Going to do Easter Eggs...tonight or tomorrow. Its just TOO nice to stay inside!

Wednesday, April 04, 2007

WHAT IS YOUR CALLING ???!!!!!

Did anyone get a chance to see Oprah yesterday?? Yeah, I know everyone's got a life...but it's as though it was just for me!!! So many crossroads for me now....It was about are you doing what your CALLED to do! It took me all of about zero point 6 seconds to answer to Oprah ( she was by the way asking ME..hee hee) NO!!! NO, NO NO. I got this job to have a schedule with my daughter so when she goes to school, we could be off together. I loooooove kids, I love helping them...but two things have occurred in the 6 mos.
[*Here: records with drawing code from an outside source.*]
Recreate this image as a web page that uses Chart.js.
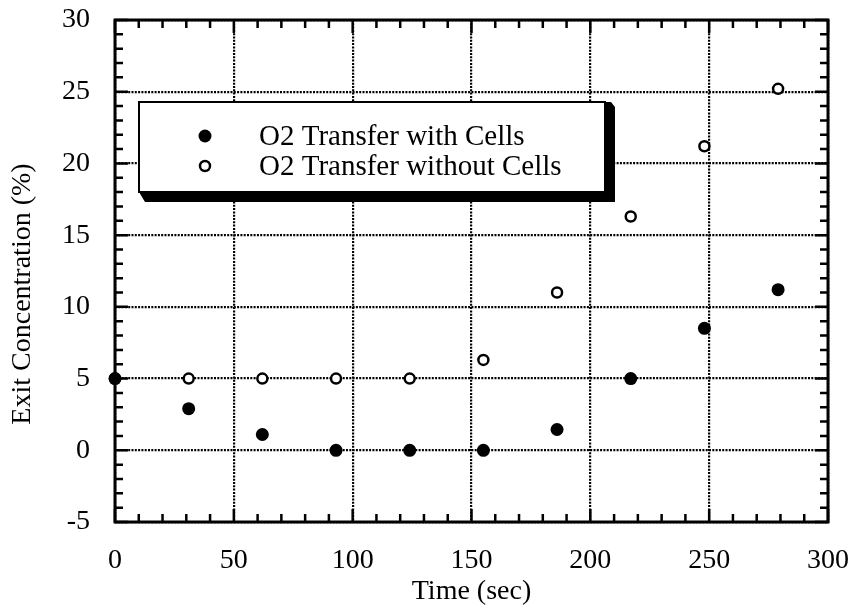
<!DOCTYPE html>
<html>
<head>
<meta charset="utf-8">
<script src="https://cdn.jsdelivr.net/npm/chart.js@4/dist/chart.umd.min.js"></script>
<style>
  html, body { margin: 0; padding: 0; background: #fff; }
  #wrap { width: 854px; height: 610px; position: relative; }
</style>
</head>
<body>
<div id="wrap"><canvas id="o2Chart"></canvas></div>
<script>
// Sampling times (sec) and exit O2 concentration (%)
const timeSec = [0, 31, 62, 93, 124, 155, 186, 217, 248, 279];
const withCells = [5, 2.9, 1.1, 0, 0, 0, 1.45, 5, 8.5, 11.2];
const withoutCells = [5, 5, 5, 5, 5, 6.3, 11.0, 16.3, 21.2, 25.2];
const seriesLabels = ['O2 Transfer with Cells', 'O2 Transfer without Cells'];
const xTicks = [0, 50, 100, 150, 200, 250, 300];
const yTicks = [-5, 0, 5, 10, 15, 20, 25, 30];

const FONT = '"Liberation Serif", "Times New Roman", serif';

const toPoints = (xs, ys) => xs.map((x, i) => ({ x, y: ys[i] }));

// Frame, inward tick marks on all four sides, y title and boxed legend
const framePlugin = {
    id: 'frame',
    afterDraw(chart) {
        const { ctx, chartArea: a, scales: { x, y } } = chart;
        ctx.save();
        ctx.strokeStyle = '#000';
        ctx.lineWidth = 2.5;

        for (let v = 0; v <= 300; v += 10) {
            const px = x.getPixelForValue(v);
            const len = v % 50 === 0 ? 13 : 8;
            ctx.beginPath();
            ctx.moveTo(px, a.bottom); ctx.lineTo(px, a.bottom - len);
            ctx.moveTo(px, a.top); ctx.lineTo(px, a.top + len);
            ctx.stroke();
        }
        for (let v = -5; v <= 30; v += 1) {
            const py = y.getPixelForValue(v);
            const len = v % 5 === 0 ? 13 : 8;
            ctx.beginPath();
            ctx.moveTo(a.left, py); ctx.lineTo(a.left + len, py);
            ctx.moveTo(a.right, py); ctx.lineTo(a.right - len, py);
            ctx.stroke();
        }

        ctx.lineWidth = 3;
        ctx.strokeRect(a.left, a.top, a.right - a.left, a.bottom - a.top);

        // y axis title
        ctx.save();
        ctx.translate(23, 294);
        ctx.rotate(-Math.PI / 2);
        ctx.fillStyle = '#000';
        ctx.font = '28px ' + FONT;
        ctx.textAlign = 'center';
        ctx.textBaseline = 'middle';
        ctx.fillText('Exit Concentration (%)', 0, 0);
        ctx.restore();

        // legend box with drop shadow
        const bx = 139, by = 102, bw = 466, bh = 90, sh = 10;
        ctx.fillStyle = '#000';
        ctx.beginPath();
        ctx.moveTo(bx, by + bh);
        ctx.lineTo(bx + bw, by + bh);
        ctx.lineTo(bx + bw, by);
        ctx.lineTo(bx + bw + sh - 4, by);
        ctx.lineTo(bx + bw + sh, by + 5);
        ctx.lineTo(bx + bw + sh, by + bh + sh);
        ctx.lineTo(bx + 6, by + bh + sh);
        ctx.closePath();
        ctx.fill();
        ctx.fillStyle = '#fff';
        ctx.fillRect(bx, by, bw, bh);
        ctx.lineWidth = 2;
        ctx.strokeRect(bx, by, bw, bh);

        const rows = [136, 166];
        chart.data.datasets.forEach((ds, i) => {
            ctx.beginPath();
            ctx.arc(205, rows[i], ds.pointRadius, 0, Math.PI * 2);
            ctx.fillStyle = ds.pointBackgroundColor;
            ctx.fill();
            if (ds.pointBorderWidth) {
                ctx.lineWidth = ds.pointBorderWidth;
                ctx.strokeStyle = ds.pointBorderColor;
                ctx.stroke();
            }
            ctx.fillStyle = '#000';
            ctx.font = '29px ' + FONT;
            ctx.textAlign = 'left';
            ctx.textBaseline = 'middle';
            ctx.fillText(ds.label, 259, rows[i] + 1);
        });
        ctx.restore();
    }
};

new Chart(document.getElementById('o2Chart'), {
    type: 'scatter',
    data: {
        datasets: [
            {
                label: seriesLabels[0],
                data: toPoints(timeSec, withCells),
                clip: false,
                pointRadius: 6.5,
                pointBackgroundColor: '#000',
                pointBorderColor: '#000',
                pointBorderWidth: 0
            },
            {
                label: seriesLabels[1],
                data: toPoints(timeSec, withoutCells),
                clip: false,
                pointRadius: 5,
                pointBackgroundColor: '#fff',
                pointBorderColor: '#000',
                pointBorderWidth: 2.5
            }
        ]
    },
    options: {
        responsive: true,
        maintainAspectRatio: false,
        animation: false,
        layout: { padding: { left: 0, top: 20, right: 26, bottom: 0 } },
        plugins: {
            legend: { display: false },
            tooltip: { enabled: false }
        },
        scales: {
            x: {
                type: 'linear',
                min: 0,
                max: 300,
                afterBuildTicks: s => { s.ticks = xTicks.map(v => ({ value: v })); },
                afterFit: s => {
                    s.height = 88;
                    s.paddingLeft = 0;
                    s.paddingRight = 0;
                },
                grid: { color: '#000', lineWidth: 2.2, drawTicks: false },
                border: { display: false, dash: [2, 1.3] },
                ticks: { color: '#000', padding: 22, maxRotation: 0, font: { family: FONT, size: 28 } },
                title: {
                    display: true,
                    text: 'Time (sec)',
                    color: '#000',
                    font: { family: FONT, size: 28 },
                    padding: { top: 0, bottom: 2 }
                }
            },
            y: {
                type: 'linear',
                min: -5,
                max: 30,
                afterBuildTicks: s => { s.ticks = yTicks.map(v => ({ value: v })); },
                afterFit: s => {
                    s.width = 115;
                    s.paddingTop = 0;
                    s.paddingBottom = 0;
                },
                grid: { color: '#000', lineWidth: 2.2, drawTicks: false },
                border: { display: false, dash: [2, 1.3] },
                ticks: { color: '#000', padding: 25, font: { family: FONT, size: 28 } }
            }
        }
    },
    plugins: [framePlugin]
});
</script>
</body>
</html>
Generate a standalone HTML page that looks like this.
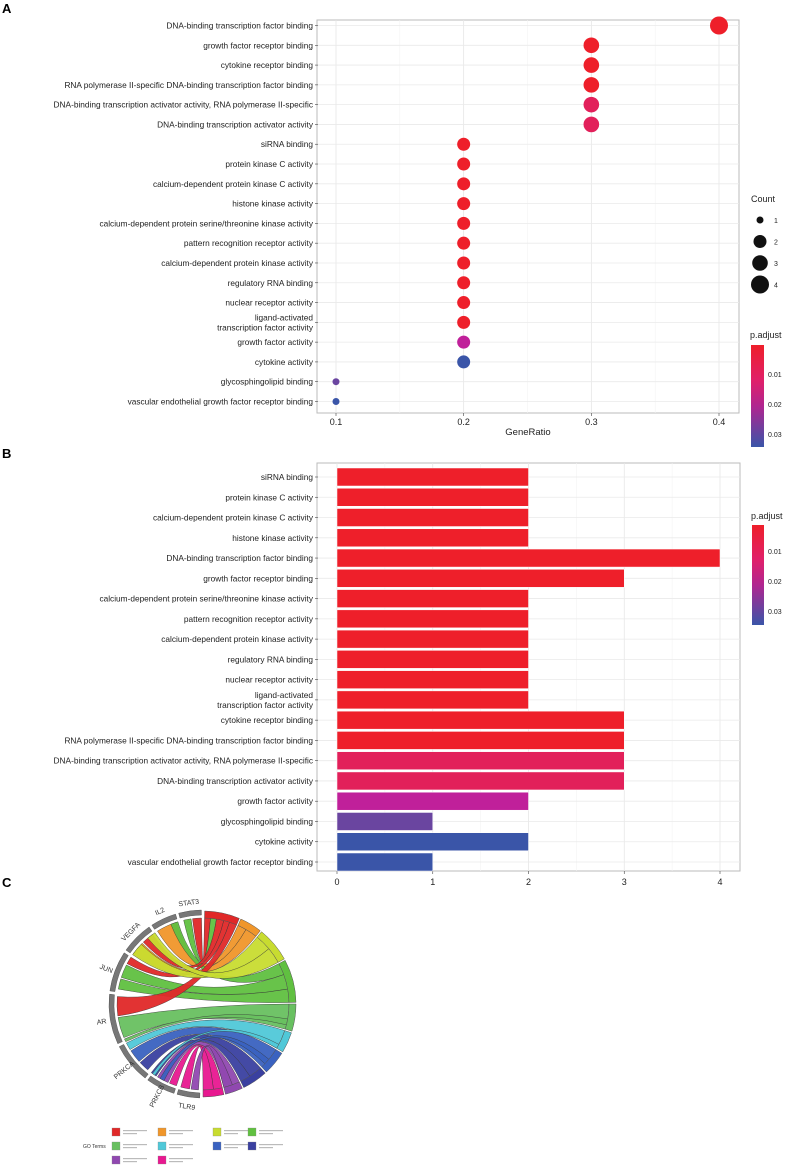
<!DOCTYPE html>
<html><head><meta charset="utf-8"><style>
body{margin:0;background:#fff;}
svg{display:block;font-family:"Liberation Sans",sans-serif;}
</style></head><body>
<svg id="s" width="785" height="1167" viewBox="0 0 785 1167" xmlns="http://www.w3.org/2000/svg">
<text x="2" y="13" font-size="13" font-weight="bold">A</text>
<text x="2" y="458" font-size="13" font-weight="bold">B</text>
<text x="2" y="887" font-size="13" font-weight="bold">C</text>
<g id="A"></g>
<g id="B"></g>
<g id="C"></g>
<defs>
<linearGradient id="pg" x1="0" y1="0" x2="0" y2="1"><stop offset="0" stop-color="#ee1f2a"/><stop offset="0.35" stop-color="#e0206a"/><stop offset="0.6" stop-color="#b02590"/><stop offset="1" stop-color="#3a55a8"/></linearGradient>
</defs>
</svg>
<script>
const NS="http://www.w3.org/2000/svg";
function mk(p,t,a,txt){const e=document.createElementNS(NS,t);for(const k in a)e.setAttribute(k,a[k]);if(txt!==undefined)e.textContent=txt;p.appendChild(e);return e;}
const RED="#ee1f2a",PINK="#e2205a",MAG="#c0209a",BLUE="#3a55a8",PURP="#6a45a0";
// Panel A data
const aTerms=["DNA-binding transcription factor binding","growth factor receptor binding","cytokine receptor binding","RNA polymerase II-specific DNA-binding transcription factor binding","DNA-binding transcription activator activity, RNA polymerase II-specific","DNA-binding transcription activator activity","siRNA binding","protein kinase C activity","calcium-dependent protein kinase C activity","histone kinase activity","calcium-dependent protein serine/threonine kinase activity","pattern recognition receptor activity","calcium-dependent protein kinase activity","regulatory RNA binding","nuclear receptor activity","ligand-activated|transcription factor activity","growth factor activity","cytokine activity","glycosphingolipid binding","vascular endothelial growth factor receptor binding"];
const aRatio=[0.4,0.3,0.3,0.3,0.3,0.3,0.2,0.2,0.2,0.2,0.2,0.2,0.2,0.2,0.2,0.2,0.2,0.2,0.1,0.1];
const aCount=[4,3,3,3,3,3,2,2,2,2,2,2,2,2,2,2,2,2,1,1];
const aColor=[RED,RED,RED,RED,PINK,PINK,RED,RED,RED,RED,RED,RED,RED,RED,RED,RED,MAG,BLUE,PURP,BLUE];
const aTicks=[0.1,0.2,0.3,0.4];
// Panel B data
const bTerms=["siRNA binding","protein kinase C activity","calcium-dependent protein kinase C activity","histone kinase activity","DNA-binding transcription factor binding","growth factor receptor binding","calcium-dependent protein serine/threonine kinase activity","pattern recognition receptor activity","calcium-dependent protein kinase activity","regulatory RNA binding","nuclear receptor activity","ligand-activated|transcription factor activity","cytokine receptor binding","RNA polymerase II-specific DNA-binding transcription factor binding","DNA-binding transcription activator activity, RNA polymerase II-specific","DNA-binding transcription activator activity","growth factor activity","glycosphingolipid binding","cytokine activity","vascular endothelial growth factor receptor binding"];
const bCount=[2,2,2,2,4,3,2,2,2,2,2,2,3,3,3,3,2,1,2,1];
const bColor=[RED,RED,RED,RED,RED,RED,RED,RED,RED,RED,RED,RED,RED,RED,PINK,PINK,MAG,PURP,BLUE,BLUE];
const bTicks=[0,1,2,3,4];

function label(g,txt,x,y){
  const parts=txt.split("|");
  if(parts.length==1){const t=mk(g,"text",{x:x,y:y+3,"font-size":"8.3","text-anchor":"end",fill:"#222"},txt);}
  else parts.forEach((p,i)=>{const t=mk(g,"text",{x:x,y:y+3+(i-0.5)*10,"font-size":"8.3","text-anchor":"end",fill:"#222"},p);});
  mk(g,"line",{x1:x+2,x2:x+5,y1:y,y2:y,stroke:"#444","stroke-width":0.6});
}
// Panel A
(function(){
 const g=document.getElementById("A");
 const L=317,R=739,T=20,Bt=413;
 const xs=v=>336+(v-0.1)*(719-336)/0.3;
 const ys=i=>25.5+i*(401.5-25.5)/19;
 mk(g,"rect",{x:L,y:T,width:R-L,height:Bt-T,fill:"#fff",stroke:"#bbb","stroke-width":1});
 for(let i=0;i<aTicks.length-1;i++){const m=(aTicks[i]+aTicks[i+1])/2;mk(g,"line",{x1:xs(m),x2:xs(m),y1:T,y2:Bt,stroke:"#f3f3f3","stroke-width":0.6});}
 aTicks.forEach(v=>{mk(g,"line",{x1:xs(v),x2:xs(v),y1:T,y2:Bt,stroke:"#e6e6e6","stroke-width":0.8});
  mk(g,"line",{x1:xs(v),x2:xs(v),y1:Bt,y2:Bt+3,stroke:"#444","stroke-width":0.6});
  const t=mk(g,"text",{x:xs(v),y:Bt+12,"font-size":"9","text-anchor":"middle",fill:"#222"},v.toFixed(1));});
 aTerms.forEach((n,i)=>{mk(g,"line",{x1:L,x2:R,y1:ys(i),y2:ys(i),stroke:"#eaeaea","stroke-width":0.8});label(g,n,L-4,ys(i));});
 const rad=c=>[0,3.5,6.5,7.8,9][c];
 aTerms.forEach((n,i)=>{const c=mk(g,"circle",{cx:xs(aRatio[i]),cy:ys(i),r:rad(aCount[i]),fill:aColor[i]});});
 let t=mk(g,"text",{x:528,y:435,"font-size":"9.5","text-anchor":"middle",fill:"#222"},"GeneRatio");
 t=mk(g,"text",{x:751,y:202,"font-size":"9",fill:"#222"},"Count");
 [1,2,3,4].forEach((c,i)=>{const y=220+i*21.5;mk(g,"circle",{cx:760,cy:y,r:rad(c),fill:"#111"});const tt=mk(g,"text",{x:774,y:y+3,"font-size":"7",fill:"#222"},c);});
 t=mk(g,"text",{x:750,y:338,"font-size":"9",fill:"#222"},"p.adjust");
 mk(g,"rect",{x:751,y:345,width:13,height:102,fill:"url(#pg)"});
 [["0.01",374],["0.02",404],["0.03",434]].forEach(d=>{const tt=mk(g,"text",{x:768,y:d[1]+3,"font-size":"7",fill:"#222"},d[0]);});
})();
// Panel B
(function(){
 const g=document.getElementById("B");
 const L=317,R=740,T=463,Bt=871;
 const xs=v=>337+v*(720-337)/4;
 const ys=i=>477+i*(862-477)/19;
 mk(g,"rect",{x:L,y:T,width:R-L,height:Bt-T,fill:"#fff",stroke:"#bbb","stroke-width":1});
 for(let i=0;i<bTicks.length-1;i++){const m=(bTicks[i]+bTicks[i+1])/2;mk(g,"line",{x1:xs(m),x2:xs(m),y1:T,y2:Bt,stroke:"#f3f3f3","stroke-width":0.6});}
 bTicks.forEach(v=>{mk(g,"line",{x1:xs(v),x2:xs(v),y1:T,y2:Bt,stroke:"#e6e6e6","stroke-width":0.8});
  mk(g,"line",{x1:xs(v),x2:xs(v),y1:Bt,y2:Bt+3,stroke:"#444","stroke-width":0.6});
  const t=mk(g,"text",{x:xs(v),y:Bt+14,"font-size":"9","text-anchor":"middle",fill:"#222"},v);});
 bTerms.forEach((n,i)=>{mk(g,"line",{x1:L,x2:R,y1:ys(i),y2:ys(i),stroke:"#eaeaea","stroke-width":0.8});label(g,n,L-4,ys(i));});
 bTerms.forEach((n,i)=>{const r=mk(g,"rect",{x:xs(0),y:ys(i)-9,width:xs(bCount[i])-xs(0),height:18,fill:bColor[i],stroke:"#fff","stroke-width":0.5});});
 let t=mk(g,"text",{x:751,y:519,"font-size":"9",fill:"#222"},"p.adjust");
 mk(g,"rect",{x:752,y:525,width:12,height:100,fill:"url(#pg)"});
 [["0.01",551],["0.02",581],["0.03",611]].forEach(d=>{const tt=mk(g,"text",{x:768,y:d[1]+3,"font-size":"7",fill:"#222"},d[0]);});
})();
// Panel C chord
const genes=["STAT3","IL2","VEGFA","JUN","AR","PRKCA","PRKCB","TLR9"];
const geneStart=[345,327,305,278,245,218,198,182];
const geneEnd=[359,343,325,303,276,243,216,196];
const termColors=["#e02828","#f0962a","#c8dc30","#60c040","#68c060","#50c8d8","#3a62c0","#3a40a0","#9048b0","#e81890"];
const termStart=[1,24,39,62,90,108,122,138,155,167];
const termEnd=[23,38,61,89,107,121,137,154,166,180];
const links=[[353,359,1,5,0],[347,352,5,9,3],[328,342,24,30,1],[338,343,62,70,3],[316,324,9,14,0],[306,315,30,38,1],[298,303,14,18,0],[288,297,70,80,3],[280,287,80,89,3],[262,275,18,23,0],[247,261,90,107,4],[305,314,39,50,2],[320,326,50,61,2],[238,243,108,121,5],[228,237,122,137,6],[220,227,138,147,7],[213,217,147,154,7],[204,212,155,166,8],[198,203,167,173,9],[189,195,173,180,9],[183,188,160,166,8],[244,246,100,104,4],[214,216,118,121,5],[207,210,130,134,6]];
(function(){
 const g=document.getElementById("C");
 const cx=203,cy=1004,r=86;
 const pt=(a,rr)=>{const t=a*Math.PI/180;return [cx+rr*Math.sin(t),cy-rr*Math.cos(t)];};
 const arc=(a1,a2,r1,r2)=>{const p1=pt(a1,r2),p2=pt(a2,r2),p3=pt(a2,r1),p4=pt(a1,r1);const lg=(a2-a1)>180?1:0;
  return `M${p1}A${r2},${r2} 0 ${lg} 1 ${p2}L${p3}A${r1},${r1} 0 ${lg} 0 ${p4}Z`;};
 links.forEach(l=>{const [g1,g2,t1,t2,ti]=l;const a=pt(g1,r),b=pt(g2,r),c=pt(t1,r),d=pt(t2,r);
  const p=`M${a}A${r},${r} 0 0 1 ${b}Q${cx},${cy} ${c}A${r},${r} 0 0 1 ${d}Q${cx},${cy} ${a}Z`;
  const e=mk(g,"path",{d:p,fill:termColors[ti],stroke:"#333","stroke-width":0.4,"fill-opacity":0.95});});
 termColors.forEach((c,i)=>{const e=mk(g,"path",{d:arc(termStart[i],termEnd[i],r,r+7),fill:c,stroke:"#555","stroke-width":0.5});});
 genes.forEach((n,i)=>{const e=mk(g,"path",{d:arc(geneStart[i],geneEnd[i],r+3,r+8),fill:"#777",stroke:"#444","stroke-width":0.4});
  const m=(geneStart[i]+geneEnd[i])/2;const p=pt(m,r+17);
  const t=mk(g,"text",{x:p[0],y:p[1]+3,"font-size":"7","text-anchor":"middle",fill:"#333",transform:`rotate(${m>300||m<200?m-360+ (m<200?180:0):m-270} ${p[0]} ${p[1]})`},n);});
 let t=mk(g,"text",{x:83,y:1148,"font-size":"5",fill:"#333"},"GO Terms");
 const lx=[112,158,213,248],ly=[1132,1146,1160];
 const order=[[0,0,0],[1,1,0],[2,2,0],[3,3,0],[4,0,1],[5,1,1],[6,2,1],[7,3,1],[8,0,2],[9,1,2]];
 order.forEach(o=>{const x=lx[o[1]],y=ly[o[2]];const s=mk(g,"rect",{x:x,y:y-4,width:8,height:8,fill:termColors[o[0]],stroke:"#888","stroke-width":0.3});
  mk(g,"rect",{x:x+11,y:y-2,width:24,height:1.2,fill:"#bbb"});mk(g,"rect",{x:x+11,y:y+1,width:14,height:1.2,fill:"#bbb"});});
})();
</script>
</body></html>
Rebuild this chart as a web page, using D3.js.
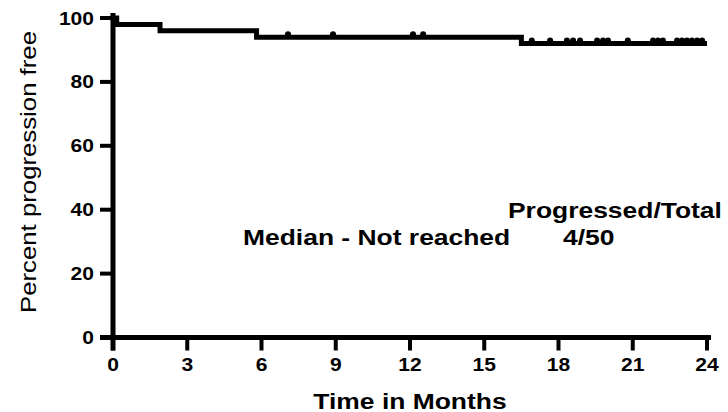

I've been there. #1- I work for Dept of Health. all that was REQUIRED is CPR/First Aid cert. (which I got). Our position is moving over to the Dept of EDUCATION now, and poses SUBSTITUTES no work after June 31.... # 2- More & more parents and staff seem to "look" upon me as a NURSE..whether is questions about medications...procedures beyond my training...and they look at me like I don't know what I'm doing. I'm a HEALTH AID, NOT A HEALTH NURSE!!!! and it's really bringing me to a place that I'm not comfortable. shoots, I will not be doing this after June 31st ANYWAY.... so again I feel like I gotta start all over, and I don't like that. so today I pray for MY CALLING , that the clarity of it leaves me confident and strong again!!!